Power and Resistance

When you meet with power and resistance and treat those two impostors just the same, and then you'll be a revolutionary, my comrade.

Slavoj Zizek writes on power and resistance in the current London Review of Books. The piece is a critique of the latest book from the philosopher Simon Critchley, Infinitely Demanding. Critchley argues for a "politics of resistance" operating at a distance from the state "bombarding the state with impossible demands, of denouncing the limitations of state mechanisms". Zizek then brings out the "superego" to describe Critchley's "anarchic ethico-political agent" which "bombard[s] the state with demands; and the more the state tries to satisfy these demands, the more guilty it is seen to be. In compliance with this logic, the anarchic agents focus their protest not on open dictatorships, but on the hypocrisy of liberal democracies, who are accused of betraying their own professed principles." Wow. Liberal democracies aren't perfect lands of milk and honey. Tell me something new. Sure, it is worth seeking to change the egregious parts of liberal democracies, like the UK's immigration policies and the USA's prison system. Leaving critique's of "open dictatorships" to the people of those countries is like telling those people "I have heard your heart breaking story, now go and annoy someone else", and washing your hands of their predicament.
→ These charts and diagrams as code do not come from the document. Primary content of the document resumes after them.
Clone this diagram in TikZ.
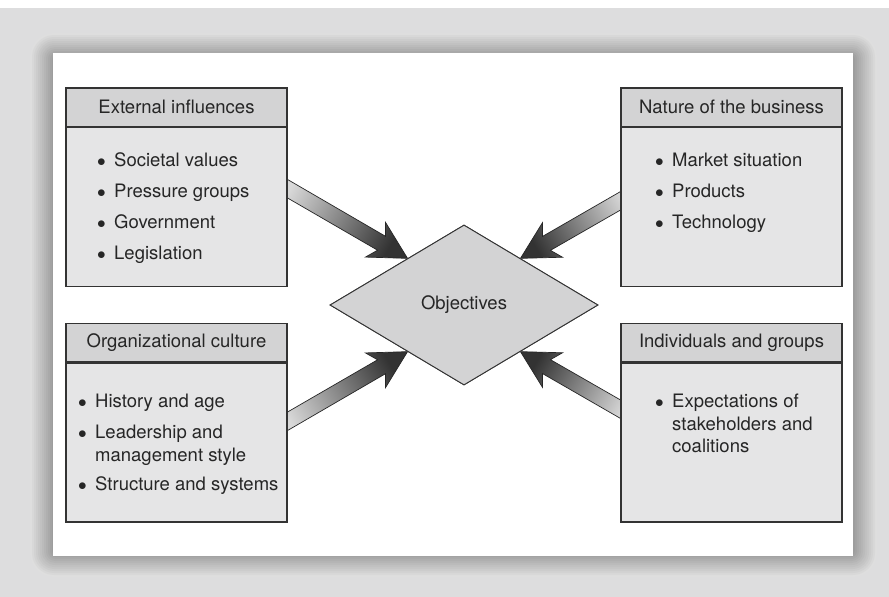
\documentclass[tikz,border=0pt]{standalone}
\usepackage{fontspec}
\setmainfont{TeX Gyre Heros}
\usetikzlibrary{shapes.geometric,calc,positioning}
\definecolor{bggray}{HTML}{DDDDDE}
\definecolor{headgray}{HTML}{D3D3D4}
\definecolor{bodygray}{HTML}{E5E5E6}
\definecolor{linegray}{HTML}{333333}
\tikzset{
    boxhead/.style={draw=linegray, line width=1.2pt, fill=headgray, minimum width=221pt, minimum height=38.5pt, inner sep=0pt, font=\fontsize{18.5}{22.5}\selectfont, text=black!85},
    boxbody/.style={draw=linegray, line width=1.2pt, fill=bodygray, minimum width=221pt, minimum height=159pt, inner sep=0pt},
    itemtext/.style={anchor=north west, inner sep=0pt, align=left, font=\fontsize{18.5}{22.5}\selectfont, text=black!85},
    fatarrow/.style={draw=black!85, line width=0.7pt, top color=black!80, bottom color=black!15, line join=miter}
}
\newcommand{\itm}{\makebox[17pt][l]{$\bullet$}}
\newcommand{\fatarrow}[3]{%
    \coordinate (fa base) at ($(#2)!30pt!(#1)$);
    \coordinate (fa wing) at ($(#2)!37pt!(#1)$);
    \shadedraw[fatarrow, shading angle=#3]
        ($(#1)!8pt!90:(#2)$) -- ($(fa base)!8pt!90:(#2)$) -- ($(fa wing)!20pt!90:(#2)$) -- (#2)
        -- ($(fa wing)!20pt!-90:(#2)$) -- ($(fa base)!8pt!-90:(#2)$) -- ($(#1)!8pt!-90:(#2)$) -- cycle;
}

\begin{document}
\begin{tikzpicture}[x=1pt, y=-1pt]
    \useasboundingbox (0, 0) rectangle (889, 597);
    \fill[bggray] (0, 8) rectangle (889, 597);
    \foreach \i [evaluate=\i as \c using 13+2.3*\i, evaluate=\i as \r using 24-1.8*\i] in {0, ..., 11} {
        \fill[black!\c, rounded corners=\r pt] (30+2*\i, 33+2*\i) rectangle (877-2*\i, 577-2*\i);
    }
    \fill[white] (53, 53) rectangle (853, 556);

    \node[diamond, draw=linegray, line width=0.9pt, fill=headgray, minimum width=268pt, minimum height=160pt, inner sep=0pt, font=\fontsize{18.5}{22.5}\selectfont, text=black!85] (obj) at (464, 305) {};

    \coordinate (tip ext) at ($(obj.west)!0.58!(obj.north)$);
    \coordinate (tip nat) at ($(obj.east)!0.58!(obj.north)$);
    \coordinate (tip org) at ($(obj.west)!0.58!(obj.south)$);
    \coordinate (tip ind) at ($(obj.east)!0.58!(obj.south)$);
    \coordinate (tail ext) at ($(tip ext)+(-131, -76)$);
    \coordinate (tail nat) at ($(tip nat)+(113, -65)$);
    \coordinate (tail org) at ($(tip org)+(-131, 76)$);
    \coordinate (tail ind) at ($(tip ind)+(113, 65)$);
    \fatarrow{tail ext}{tip ext}{-120}
    \fatarrow{tail nat}{tip nat}{120}
    \fatarrow{tail org}{tip org}{-60}
    \fatarrow{tail ind}{tip ind}{60}

    \node[diamond, draw=linegray, line width=0.9pt, fill=headgray, minimum width=268pt, minimum height=160pt, inner sep=0pt, font=\fontsize{18.5}{22.5}\selectfont, text=black!85] (obj) at (464, 305) {Objectives};

    \node[boxhead] (ext head) at (176.5, 107.25) {External influences};
    \node[boxbody, below=0pt of ext head] (ext body) {};
    \node[boxhead] (nat head) at (731.5, 107.25) {Nature of the business};
    \node[boxbody, below=0pt of nat head] (nat body) {};
    \node[boxhead] (org head) at (176.5, 342.5) {Organizational culture};
    \node[boxbody, below=0pt of org head] (org body) {};
    \node[boxhead] (ind head) at (731.5, 342.5) {Individuals and groups};
    \node[boxbody, below=0pt of ind head] (ind body) {};

    \node[itemtext] (ext items) at (97, 152.5) {\itm Societal values\\[8.5pt]\itm Pressure groups\\[8.5pt]\itm Government\\[8.5pt]\itm Legislation};
    \node[itemtext] (nat items) at (655, 152.5) {\itm Market situation\\[8.5pt]\itm Products\\[8.5pt]\itm Technology};
    \node[itemtext] (org items) at (78, 394) {\itm History and age\\[8.5pt]\itm Leadership and\\\hspace*{17pt}management style\\[6.5pt]\itm Structure and systems};
    \node[itemtext] (ind items) at (655, 394) {\itm Expectations of\\\hspace*{17pt}stakeholders and\\\hspace*{17pt}coalitions};
\end{tikzpicture}
\end{document}
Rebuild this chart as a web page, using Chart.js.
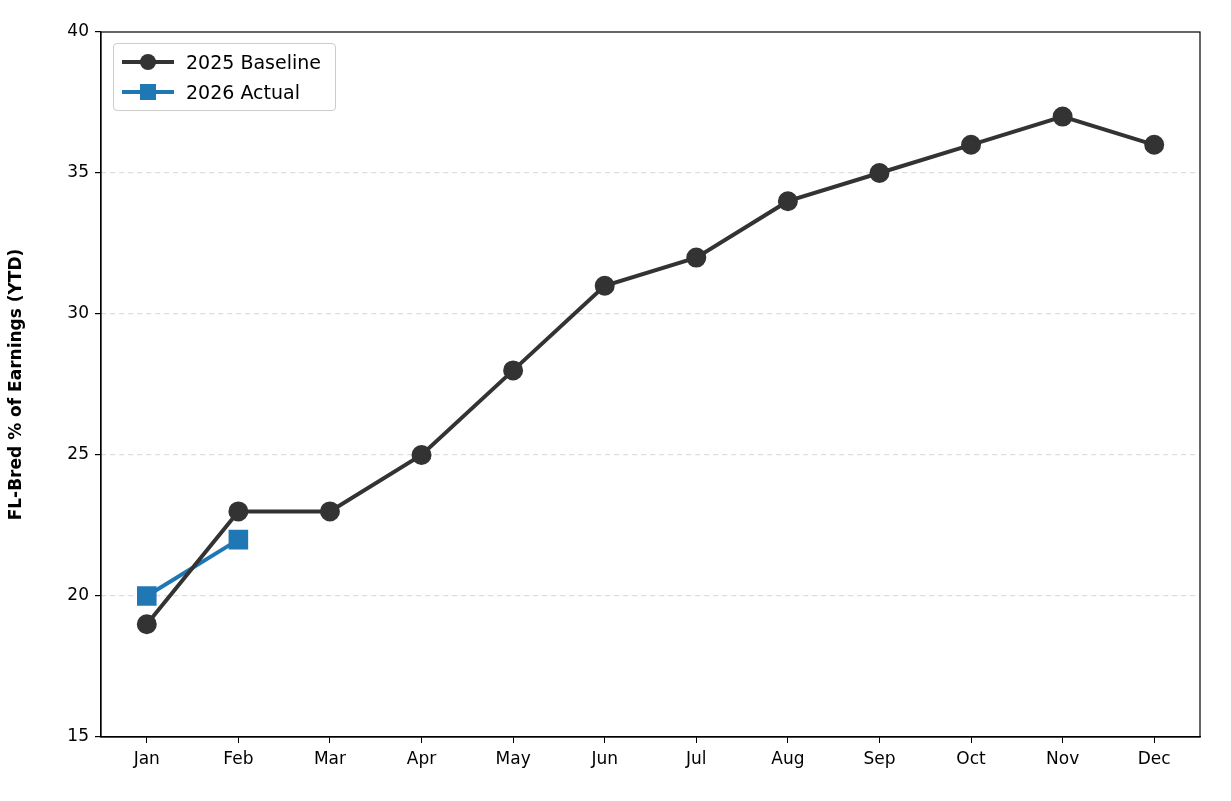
<!DOCTYPE html>
<html>
<head>
<meta charset="utf-8">
<script src="https://cdn.jsdelivr.net/npm/chart.js@4"></script>
<style>
  body { margin: 0; background: #fff; }
  #wrap { position: relative; width: 1231px; height: 801px; }
  #legend {
    position: absolute; left: 113px; top: 43px; width: 221px; height: 66px;
    border: 1px solid #ccc; border-radius: 4px; background: rgba(255,255,255,0.9);
    font-family: "DejaVu Sans", sans-serif; font-size: 19px; color: #000;
  }
  .row { position: absolute; left: 6px; height: 30px; display: flex; align-items: center; }
  .row svg { margin-right: 10px; }
</style>
</head>
<body>
<div id="wrap">
  <canvas id="c" width="1231" height="801"></canvas>
  <div id="legend">
    <div class="row" style="top:3px">
      <svg width="56" height="20"><line x1="2" y1="10" x2="54" y2="10" stroke="#333" stroke-width="4"/><circle cx="28" cy="10" r="8" fill="#333"/></svg>2025 Baseline
    </div>
    <div class="row" style="top:33px">
      <svg width="56" height="20"><line x1="2" y1="10" x2="54" y2="10" stroke="#1f77b4" stroke-width="4"/><rect x="20" y="2" width="16" height="16" fill="#1f77b4"/></svg>2026 Actual
    </div>
  </div>
</div>
<script>
const months = ['Jan','Feb','Mar','Apr','May','Jun','Jul','Aug','Sep','Oct','Nov','Dec'];
const baseline2025 = [19, 23, 23, 25, 28, 31, 32, 34, 35, 36, 37, 36];
const actual2026 = [20, 22];

const frame = {
  id: 'frame',
  afterDraw(chart) {
    const a = chart.chartArea, ctx = chart.ctx;
    ctx.save();
    ctx.strokeStyle = '#000';
    ctx.lineWidth = 1.2;
    ctx.strokeRect(a.left, a.top, a.right - a.left, a.bottom - a.top);
    ctx.restore();
  }
};

Chart.defaults.font.family = '"DejaVu Sans", sans-serif';
Chart.defaults.color = '#000';

new Chart(document.getElementById('c'), {
  type: 'line',
  data: {
    labels: months,
    datasets: [
      {
        label: '2025 Baseline',
        data: baseline2025,
        borderColor: '#333',
        backgroundColor: '#333',
        borderWidth: 4,
        pointRadius: 8,
        pointHoverRadius: 8,
        pointStyle: 'circle',
        tension: 0
      },
      {
        label: '2026 Actual',
        data: actual2026,
        borderColor: '#1f77b4',
        backgroundColor: '#1f77b4',
        borderWidth: 4,
        pointRadius: 11,
        pointHoverRadius: 11,
        pointStyle: 'rect',
        tension: 0
      }
    ]
  },
  options: {
    responsive: false,
    animation: false,
    layout: { padding: { top: 32, right: 31, left: 0, bottom: 0 } },
    plugins: { legend: { display: false }, tooltip: { enabled: false } },
    scales: {
      x: {
        offset: true,
        grid: { color: 'transparent', tickColor: '#000', tickLength: 6, drawOnChartArea: false },
        border: { color: '#000', width: 1.2 },
        ticks: { font: { size: 17 }, padding: 6 },
        afterFit(s) { s.height = 64; }
      },
      y: {
        min: 15,
        max: 40,
        ticks: { stepSize: 5, font: { size: 17 }, padding: 6 },
        grid: {
          color: ctx => (ctx.tick && (ctx.tick.value === 15 || ctx.tick.value === 40)) ? 'transparent' : '#dddddd',
          tickColor: '#000',
          tickLength: 6,
          lineWidth: 1.2
        },
        border: { color: '#000', width: 1.2, dash: [5, 4] },
        title: { display: true, text: 'FL-Bred % of Earnings (YTD)', font: { size: 17, weight: 'bold' }, padding: 6 },
        afterFit(s) { s.width = 101; }
      }
    }
  },
  plugins: [frame]
});
</script>
</body>
</html>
Whatever happened to solidarity and internationalism?

Zizek then discusses the 2003 demonstrations against the war in Iraq:
Their paradoxical outcome was that both sides were satisfied. The protesters saved their beautiful souls: they made it clear that they don’t agree with the government’s policy on Iraq. Those in power calmly accepted it, even profited from it: not only did the protests in no way prevent the already-made decision to attack Iraq; they also served to legitimise it. Thus George Bush’s reaction to mass demonstrations protesting his visit to London, in effect: ‘You see, this is what we are fighting for, so that what people are doing here – protesting against their government policy – will be possible also in Iraq!’
Finally Zizek argues against "impossiblism".
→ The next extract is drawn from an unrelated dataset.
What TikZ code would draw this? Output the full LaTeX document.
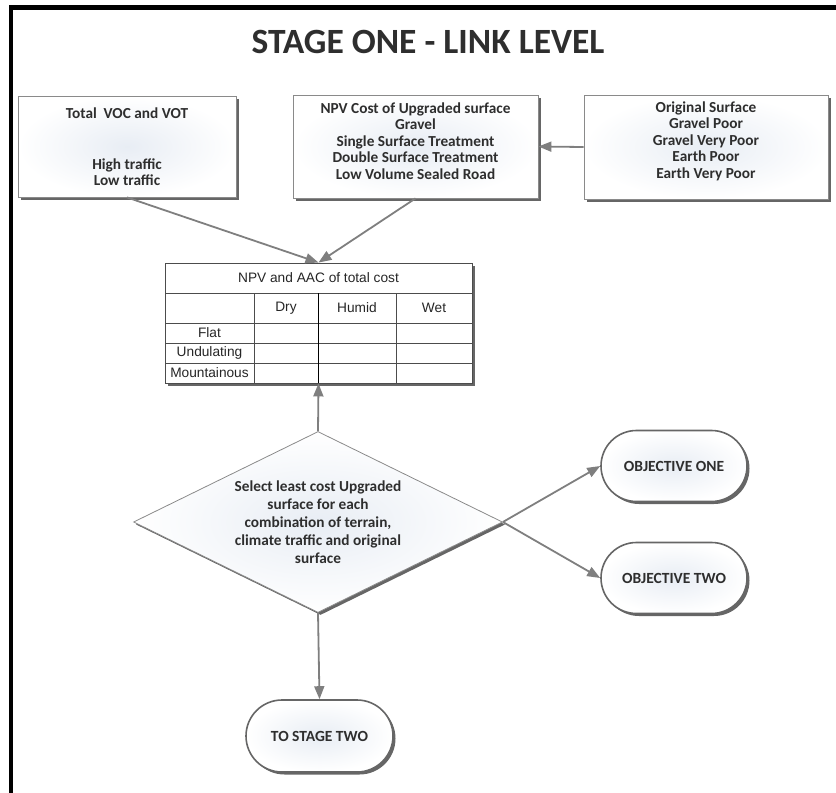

... the truly subversive thing is not to insist on ‘infinite’ demands we know those in power cannot fulfil. Since they know that we know it, such an ‘infinitely demanding’ attitude presents no problem for those in power: ‘So wonderful that, with your critical demands, you remind us what kind of world we would all like to live in. Unfortunately, we live in the real world, where we have to make do with what is possible.’ The thing to do is, on the contrary, to bombard those in power with strategically well-selected, precise, finite demands, which can’t be met with the same excuse.
If these are not possible then what is possible? Make things better.